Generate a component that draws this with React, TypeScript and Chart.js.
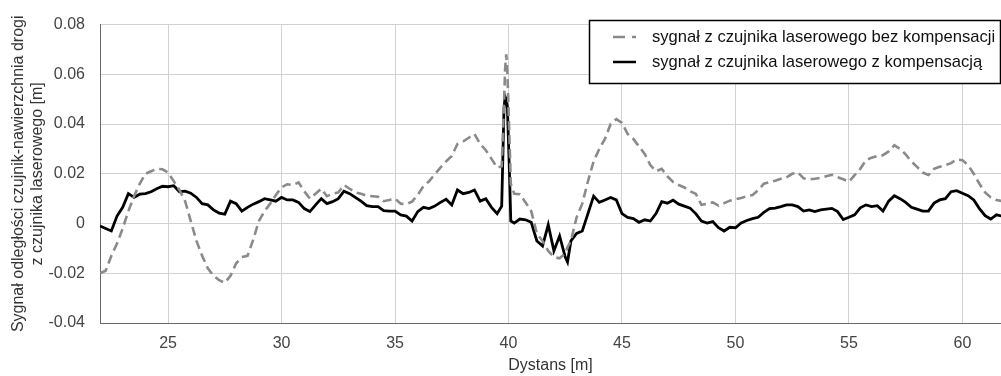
import React, { useEffect, useRef } from "react";
import { Chart, registerables } from "chart.js";

Chart.register(...registerables);

const DISTANCE = [
  22.0, 22.25, 22.5, 22.75, 23.0, 23.25, 23.5, 23.75, 24.0, 24.25, 24.5, 24.75,
  25.0, 25.25, 25.5, 25.75, 26.0, 26.25, 26.5, 26.75, 27.0, 27.25, 27.5, 27.75,
  28.0, 28.25, 28.5, 28.75, 29.0, 29.25, 29.5, 29.75, 30.0, 30.25, 30.5, 30.75,
  31.0, 31.25, 31.5, 31.75, 32.0, 32.25, 32.5, 32.75, 33.0, 33.25, 33.5, 33.75,
  34.0, 34.25, 34.5, 34.75, 35.0, 35.25, 35.5, 35.75, 36.0, 36.25, 36.5, 36.75,
  37.0, 37.25, 37.5, 37.75, 38.0, 38.25, 38.5, 38.75, 39.0, 39.25, 39.5, 39.7,
  39.8, 39.85, 39.9, 39.95, 40.05, 40.1, 40.25, 40.5, 40.75, 41.0, 41.25, 41.5,
  41.75, 42.0, 42.25, 42.5, 42.6, 42.75, 43.0, 43.25, 43.5, 43.75, 44.0, 44.25,
  44.5, 44.75, 45.0, 45.25, 45.5, 45.75, 46.0, 46.25, 46.5, 46.75, 47.0, 47.25,
  47.5, 47.75, 48.0, 48.25, 48.5, 48.75, 49.0, 49.25, 49.5, 49.75, 50.0, 50.25,
  50.5, 50.75, 51.0, 51.25, 51.5, 51.75, 52.0, 52.25, 52.5, 52.75, 53.0, 53.25,
  53.5, 53.75, 54.0, 54.25, 54.5, 54.75, 55.0, 55.25, 55.5, 55.75, 56.0, 56.25,
  56.5, 56.75, 57.0, 57.25, 57.5, 57.75, 58.0, 58.25, 58.5, 58.75, 59.0, 59.25,
  59.5, 59.75, 60.0, 60.25, 60.5, 60.75, 61.0, 61.25, 61.5, 61.75,
];

// signal without compensation (grey dashed)
const WITHOUT_COMP = [
  -0.02, -0.019, -0.013, -0.008, -0.002, 0.005, 0.011, 0.016, 0.02, 0.021, 0.022, 0.0218,
  0.0205, 0.017, 0.0135, 0.009, 0.001, -0.007, -0.013, -0.018, -0.021, -0.0228, -0.0238, -0.021,
  -0.016, -0.0135, -0.013, -0.0065, 0.001, 0.005, 0.008, 0.0115, 0.0145, 0.0158, 0.0155, 0.0165,
  0.013, 0.01, 0.012, 0.014, 0.011, 0.012, 0.0125, 0.0155, 0.014, 0.0125, 0.012, 0.0112,
  0.011, 0.0108, 0.009, 0.0095, 0.01, 0.008, 0.0078, 0.0088, 0.0115, 0.015, 0.017, 0.0198,
  0.0225, 0.025, 0.0272, 0.032, 0.033, 0.0345, 0.036, 0.032, 0.0295, 0.026, 0.0225, 0.023,
  0.048, 0.062, 0.068, 0.061, 0.032, 0.016, 0.012, 0.0118, 0.0085, 0.005, -0.004, -0.007,
  -0.011, -0.0135, -0.014, -0.012, -0.0095, -0.007, 0.0025, 0.008, 0.017, 0.025, 0.03, 0.034,
  0.04, 0.042, 0.0405, 0.036, 0.034, 0.031, 0.028, 0.0235, 0.021, 0.022, 0.019, 0.0167,
  0.0155, 0.0145, 0.013, 0.012, 0.0075, 0.008, 0.0085, 0.0072, 0.0082, 0.0092, 0.0098, 0.0103,
  0.011, 0.0115, 0.0134, 0.016, 0.0167, 0.0172, 0.018, 0.0186, 0.02, 0.0206, 0.0182, 0.0178,
  0.018, 0.0184, 0.019, 0.0196, 0.0186, 0.0178, 0.0168, 0.0195, 0.022, 0.0255, 0.0265, 0.0272,
  0.0275, 0.029, 0.0315, 0.03, 0.0278, 0.025, 0.0228, 0.0205, 0.0195, 0.022, 0.0228, 0.0235,
  0.0243, 0.0258, 0.0255, 0.0235, 0.02, 0.016, 0.0125, 0.0105, 0.0095, 0.009,
];

// signal with compensation (black solid)
const WITH_COMP = [
  -0.001, -0.002, -0.003, 0.003, 0.0065, 0.012, 0.0105, 0.0118, 0.012, 0.0128, 0.014, 0.015,
  0.0148, 0.0152, 0.0128, 0.013, 0.0122, 0.0105, 0.008, 0.0075, 0.0055, 0.0042, 0.0038, 0.009,
  0.008, 0.005, 0.0065, 0.0078, 0.0088, 0.01, 0.0095, 0.009, 0.0105, 0.0095, 0.0095, 0.0085,
  0.006, 0.0048, 0.0075, 0.01, 0.008, 0.0088, 0.01, 0.013, 0.012, 0.0105, 0.009, 0.0072,
  0.0068, 0.0068, 0.0052, 0.005, 0.005, 0.0035, 0.003, 0.001, 0.0048, 0.0065, 0.006, 0.007,
  0.0085, 0.0098, 0.0075, 0.0135, 0.012, 0.0125, 0.0135, 0.009, 0.01, 0.0065, 0.004, 0.007,
  0.046, 0.051, 0.05, 0.047, 0.018, 0.001, 0.0002, 0.0018, 0.0015, 0.0005, -0.007, -0.009,
  -0.0005, -0.011, -0.005, -0.0135, -0.0155, -0.007, -0.004, -0.003, 0.004, 0.011, 0.0085, 0.0095,
  0.0105, 0.0095, 0.004, 0.0025, 0.002, 0.0005, 0.0015, 0.001, 0.004, 0.0088, 0.0082, 0.0094,
  0.0078, 0.007, 0.0062, 0.004, 0.001, 0.0002, 0.0008, -0.0017, -0.003, -0.0015, -0.0017, 0.0002,
  0.0012, 0.002, 0.0025, 0.0045, 0.006, 0.0062, 0.0068, 0.0075, 0.0075, 0.0068, 0.005, 0.0055,
  0.0048, 0.0055, 0.0058, 0.0061, 0.0048, 0.0016, 0.0025, 0.0035, 0.0063, 0.0075, 0.0068, 0.0072,
  0.005, 0.009, 0.0112, 0.01, 0.0085, 0.0065, 0.0058, 0.005, 0.005, 0.0082, 0.0095, 0.01,
  0.0128, 0.0132, 0.0122, 0.0112, 0.0095, 0.006, 0.0032, 0.0018, 0.0035, 0.003,
];

const X_TICKS = [25, 30, 35, 40, 45, 50, 55, 60];
const Y_TICKS = [-0.04, -0.02, 0, 0.02, 0.04, 0.06, 0.08];
const Y_TICK_LABELS = ["-0.04", "-0.02", "0", "0.02", "0.04", "0.06", "0.08"];

const LEGEND_LABELS = [
  "sygnał z czujnika laserowego bez kompensacji",
  "sygnał z czujnika laserowego z kompensacją",
];
const X_TITLE = "Dystans [m]";
const Y_TITLE = ["Sygnał odległości czujnik-nawierzchnia drogi", "z czujnika laserowego [m]"];

const FONT = "'Liberation Sans', Arial, Helvetica, sans-serif";
const GREY = "#8a8a8a";

const legendPlugin = {
  id: "boxLegend",
  afterDraw(chart: any) {
    const ctx = chart.ctx;
    ctx.save();
    const x0 = 589.5;
    const y0 = 20.5;
    const w = 411;
    const h = 63;
    ctx.fillStyle = "#ffffff";
    ctx.fillRect(x0, y0, w, h);
    ctx.strokeStyle = "#000000";
    ctx.lineWidth = 1.5;
    ctx.strokeRect(x0, y0, w, h);
    const rows = [37, 62];
    ctx.lineWidth = 2.5;
    ctx.strokeStyle = GREY;
    ctx.setLineDash([12, 7]);
    ctx.beginPath();
    ctx.moveTo(613, rows[0]);
    ctx.lineTo(636, rows[0]);
    ctx.stroke();
    ctx.setLineDash([]);
    ctx.strokeStyle = "#000000";
    ctx.beginPath();
    ctx.moveTo(613, rows[1]);
    ctx.lineTo(636, rows[1]);
    ctx.stroke();
    ctx.fillStyle = "#111111";
    ctx.font = `16.6px ${FONT}`;
    ctx.textBaseline = "middle";
    ctx.textAlign = "left";
    ctx.fillText(LEGEND_LABELS[0], 652, rows[0]);
    ctx.fillText(LEGEND_LABELS[1], 652, rows[1]);
    ctx.restore();
  },
};

export default function App() {
  const canvasRef = useRef<HTMLCanvasElement | null>(null);

  useEffect(() => {
    document.body.style.margin = "0";
    const canvas = canvasRef.current;
    if (!canvas) return;
    const chart = new Chart(canvas, {
      type: "line",
      data: {
        datasets: [
          {
            label: LEGEND_LABELS[0],
            data: DISTANCE.map((x, i) => ({ x, y: WITHOUT_COMP[i] })),
            borderColor: GREY,
            borderWidth: 2.6,
            borderDash: [9, 5],
            pointRadius: 0,
            tension: 0,
          },
          {
            label: LEGEND_LABELS[1],
            data: DISTANCE.map((x, i) => ({ x, y: WITH_COMP[i] })),
            borderColor: "#000000",
            borderWidth: 2.8,
            pointRadius: 0,
            tension: 0,
          },
        ],
      },
      options: {
        animation: false,
        responsive: true,
        maintainAspectRatio: false,
        layout: { padding: { top: 18, left: 0, right: 0, bottom: 0 } },
        plugins: {
          legend: { display: false },
          tooltip: { enabled: false },
        },
        scales: {
          x: {
            type: "linear",
            min: 22,
            max: 61.7,
            afterBuildTicks: (scale: any) => {
              scale.ticks = X_TICKS.map((v) => ({ value: v }));
            },
            afterFit: (scale: any) => {
              scale.height = 53;
            },
            grid: { color: "#d2d2d2", lineWidth: 1, drawTicks: false },
            border: { color: "#6a6a6a", width: 1 },
            ticks: {
              color: "#444444",
              font: { family: FONT, size: 16 },
              padding: 11,
              maxRotation: 0,
              autoSkip: false,
            },
            title: {
              display: true,
              text: X_TITLE,
              color: "#333333",
              font: { family: FONT, size: 16 },
              padding: { top: 0, bottom: 1 },
            },
          },
          y: {
            type: "linear",
            min: -0.04,
            max: 0.08,
            afterBuildTicks: (scale: any) => {
              scale.ticks = Y_TICKS.map((v) => ({ value: v }));
            },
            afterFit: (scale: any) => {
              scale.width = 100;
            },
            grid: { color: "#d2d2d2", lineWidth: 1, drawTicks: false },
            border: { color: "#6a6a6a", width: 1 },
            ticks: {
              color: "#444444",
              font: { family: FONT, size: 16 },
              padding: 15,
              autoSkip: false,
              callback: (value: any) => {
                const idx = Y_TICKS.findIndex((t) => Math.abs(t - Number(value)) < 1e-9);
                return idx >= 0 ? Y_TICK_LABELS[idx] : "";
              },
            },
            title: {
              display: true,
              text: Y_TITLE,
              color: "#333333",
              font: { family: FONT, size: 16 },
              padding: { top: 9, bottom: 0 },
            },
          },
        },
      },
      plugins: [legendPlugin],
    });
    return () => chart.destroy();
  }, []);

  return (
    <div style={{ width: 1001, height: 376, position: "relative" }}>
      <canvas ref={canvasRef} />
    </div>
  );
}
━━━━━━━━
> Problem statement:
Transcribe exactly, with no pictures, the lines running from the first line of the material through the line holding "Chart.register(...registerables);".

> Problem solution:
Generate a component that draws this with React, TypeScript and Chart.js.
import React, { useEffect, useRef } from "react";
import { Chart, registerables } from "chart.js";

Chart.register(...registerables);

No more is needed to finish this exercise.